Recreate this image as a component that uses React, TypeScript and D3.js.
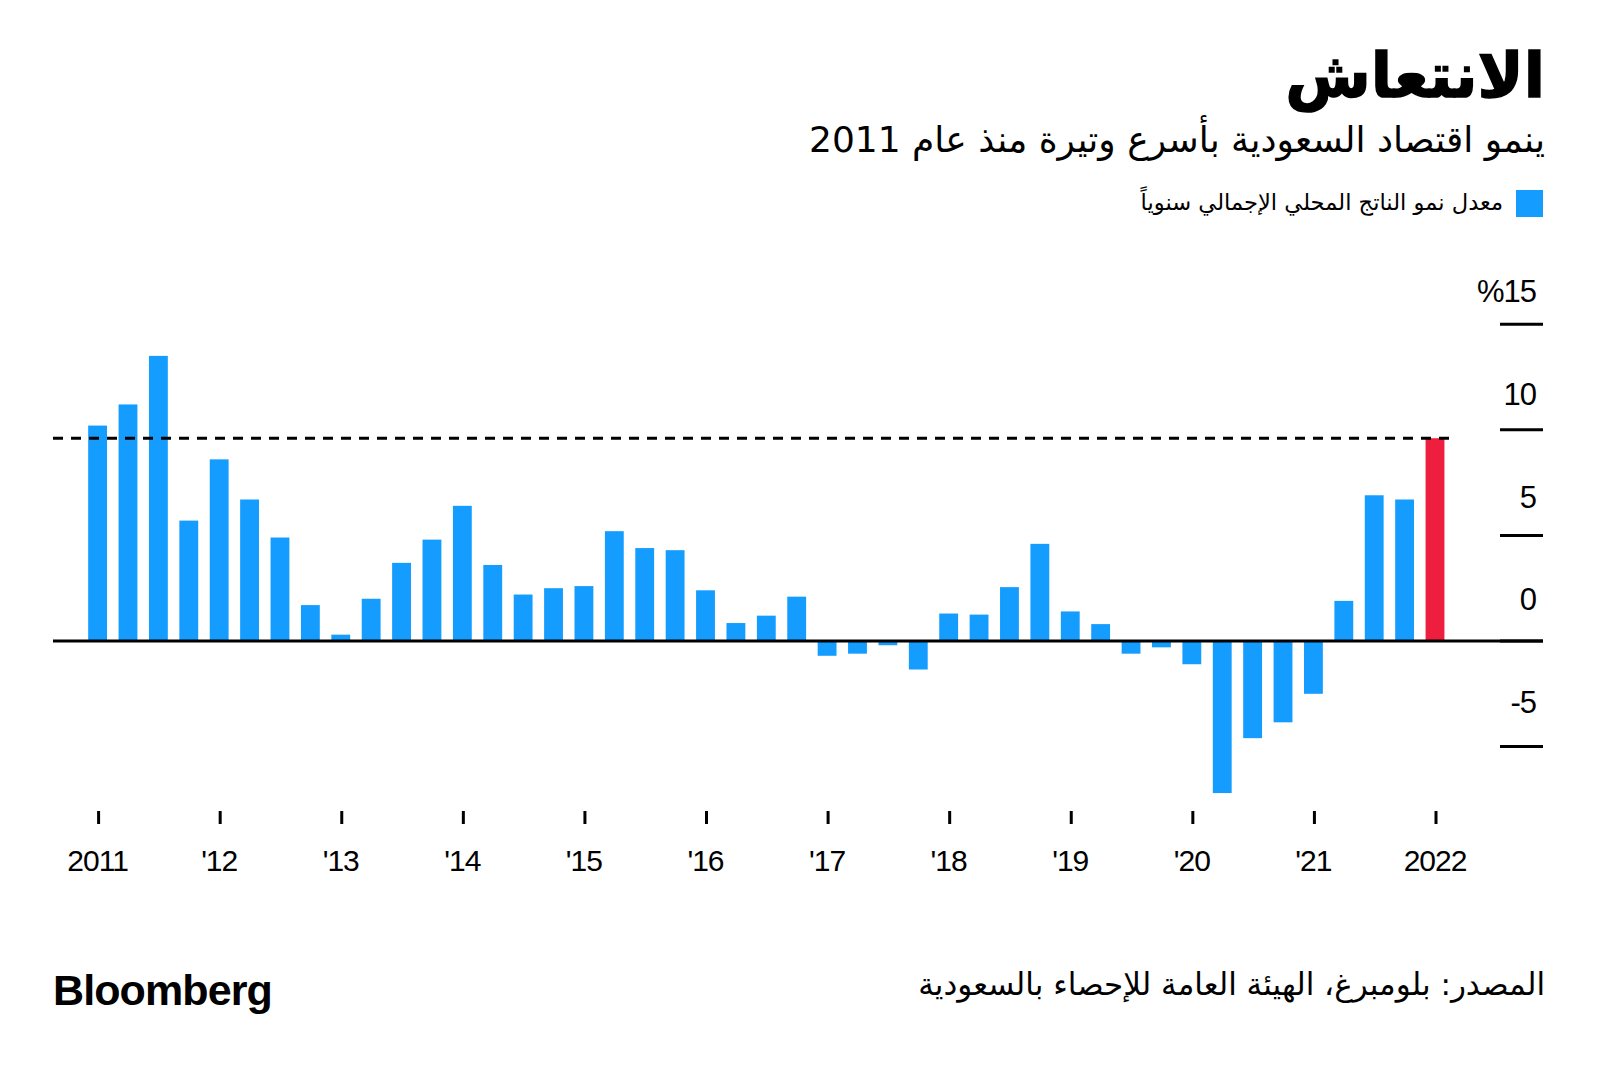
import React from "react";
import * as d3 from "d3";

const quarters = [
  "2011Q1","2011Q2","2011Q3","2011Q4",
  "2012Q1","2012Q2","2012Q3","2012Q4",
  "2013Q1","2013Q2","2013Q3","2013Q4",
  "2014Q1","2014Q2","2014Q3","2014Q4",
  "2015Q1","2015Q2","2015Q3","2015Q4",
  "2016Q1","2016Q2","2016Q3","2016Q4",
  "2017Q1","2017Q2","2017Q3","2017Q4",
  "2018Q1","2018Q2","2018Q3","2018Q4",
  "2019Q1","2019Q2","2019Q3","2019Q4",
  "2020Q1","2020Q2","2020Q3","2020Q4",
  "2021Q1","2021Q2","2021Q3","2021Q4",
  "2022Q1",
];

const gdpGrowth = [
  10.2, 11.2, 13.5, 5.7,
  8.6, 6.7, 4.9, 1.7,
  0.3, 2.0, 3.7, 4.8,
  6.4, 3.6, 2.2, 2.5,
  2.6, 5.2, 4.4, 4.3,
  2.4, 0.85, 1.2, 2.1,
  -0.7, -0.6, -0.2, -1.35,
  1.3, 1.25, 2.55, 4.6,
  1.4, 0.8, -0.6, -0.3,
  -1.1, -7.2, -4.6, -3.85,
  -2.5, 1.9, 6.9, 6.7,
  9.6,
];

const highlightQuarter = "2022Q1";
const referenceValue = 9.6;

const xTickQuarters = ["2011Q1","2012Q1","2013Q1","2014Q1","2015Q1","2016Q1","2017Q1","2018Q1","2019Q1","2020Q1","2021Q1","2022Q1"];
const xTickLabels = ["2011","'12","'13","'14","'15","'16","'17","'18","'19","'20","'21","2022"];

const yTicks = [15, 10, 5, 0, -5];
const yTickLabels = ["%15", "10", "5", "0", "-5"];

const titleText = "الانتعاش";
const subtitleText = "ينمو اقتصاد السعودية بأسرع وتيرة منذ عام 2011";
const legendText = "معدل نمو الناتج المحلي الإجمالي سنوياً";
const sourceText = "المصدر: بلومبرغ، الهيئة العامة للإحصاء بالسعودية";

const BLUE = "#149CFF";
const RED = "#EE1E3E";
const ARABIC = "'DejaVu Sans', 'Noto Sans', sans-serif";
const LATIN = "'Liberation Sans', Arial, Helvetica, sans-serif";

export default function App() {
  const W = 1600, H = 1072;
  const x = d3.scaleBand<string>().domain(quarters).range([82.4, 1450.2]).paddingInner(0.38).paddingOuter(0.19);
  const y = d3.scaleLinear().domain([-5, 15]).range([746.6, 324.2]);
  const yLabel = d3.scaleLinear().domain([-5, 15]).range([713.3, 301.7]);
  const bw = x.bandwidth();
  const y0 = y(0);

  return (
    <svg width={W} height={H} style={{ position: "absolute", left: 0, top: 0, background: "#fff" }}>
      <rect x={0} y={0} width={W} height={H} fill="#fff" />
      {/* Title */}
      <text x={1545} y={97} textAnchor="end" fontFamily={ARABIC} fontWeight={700} fontSize={62} fill="#000" stroke="#000" strokeWidth={1.5}>{titleText}</text>
      <text x={1545} y={152} textAnchor="end" fontFamily={ARABIC} fontSize={36} fill="#000">{subtitleText}</text>
      {/* Legend */}
      <rect x={1516} y={190} width={27} height={27} fill={BLUE} />
      <text x={1503} y={210} textAnchor="end" fontFamily={ARABIC} fontSize={22.6} fill="#000">{legendText}</text>

      {/* Bars */}
      {quarters.map((q, i) => {
        const v = gdpGrowth[i];
        const top = y(Math.max(0, v));
        const h = Math.abs(y(v) - y0);
        return (
          <rect key={q} x={x(q)} y={top} width={bw} height={h} fill={q === highlightQuarter ? RED : BLUE} />
        );
      })}

      {/* Zero line */}
      <line x1={53} x2={1543} y1={y0} y2={y0} stroke="#000" strokeWidth={3} />
      {/* Reference dashed line */}
      <line x1={53} x2={1452} y1={y(referenceValue)} y2={y(referenceValue)} stroke="#000" strokeWidth={3} strokeDasharray="10 8" />

      {/* Y axis */}
      {yTicks.map((t, i) => (
        <g key={t}>
          <line x1={1500} x2={1543} y1={y(t)} y2={y(t)} stroke="#000" strokeWidth={3} />
          <text x={1536} y={yLabel(t)} textAnchor="end" fontFamily={LATIN} fontSize={31} letterSpacing={-1} fill="#000">{yTickLabels[i]}</text>
        </g>
      ))}

      {/* X axis */}
      {xTickQuarters.map((q, i) => {
        const cx = (x(q) as number) + bw / 2;
        return (
          <g key={q}>
            <line x1={cx + 1} x2={cx + 1} y1={811} y2={824} stroke="#000" strokeWidth={3} />
            <text x={cx} y={871} textAnchor="middle" fontFamily={LATIN} fontSize={30} letterSpacing={-1} fill="#000">{xTickLabels[i]}</text>
          </g>
        );
      })}

      {/* Footer */}
      <text x={53} y={1005} fontFamily={LATIN} fontWeight={700} fontSize={43} letterSpacing={-0.9} fill="#000">Bloomberg</text>
      <text x={1545} y={995} textAnchor="end" fontFamily={ARABIC} fontSize={31} fill="#000">{sourceText}</text>
    </svg>
  );
}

══════════════════════════════

PROBLEM TO SOLVE: Leave out the pictures, then repeat the listing above exactly from its first line to the line with "const referenceValue = 9.6;", inclusive.

OUTPUT OF THE TASK:
Recreate this image as a component that uses React, TypeScript and D3.js.
import React from "react";
import * as d3 from "d3";

const quarters = [
  "2011Q1","2011Q2","2011Q3","2011Q4",
  "2012Q1","2012Q2","2012Q3","2012Q4",
  "2013Q1","2013Q2","2013Q3","2013Q4",
  "2014Q1","2014Q2","2014Q3","2014Q4",
  "2015Q1","2015Q2","2015Q3","2015Q4",
  "2016Q1","2016Q2","2016Q3","2016Q4",
  "2017Q1","2017Q2","2017Q3","2017Q4",
  "2018Q1","2018Q2","2018Q3","2018Q4",
  "2019Q1","2019Q2","2019Q3","2019Q4",
  "2020Q1","2020Q2","2020Q3","2020Q4",
  "2021Q1","2021Q2","2021Q3","2021Q4",
  "2022Q1",
];

const gdpGrowth = [
  10.2, 11.2, 13.5, 5.7,
  8.6, 6.7, 4.9, 1.7,
  0.3, 2.0, 3.7, 4.8,
  6.4, 3.6, 2.2, 2.5,
  2.6, 5.2, 4.4, 4.3,
  2.4, 0.85, 1.2, 2.1,
  -0.7, -0.6, -0.2, -1.35,
  1.3, 1.25, 2.55, 4.6,
  1.4, 0.8, -0.6, -0.3,
  -1.1, -7.2, -4.6, -3.85,
  -2.5, 1.9, 6.9, 6.7,
  9.6,
];

const highlightQuarter = "2022Q1";
const referenceValue = 9.6;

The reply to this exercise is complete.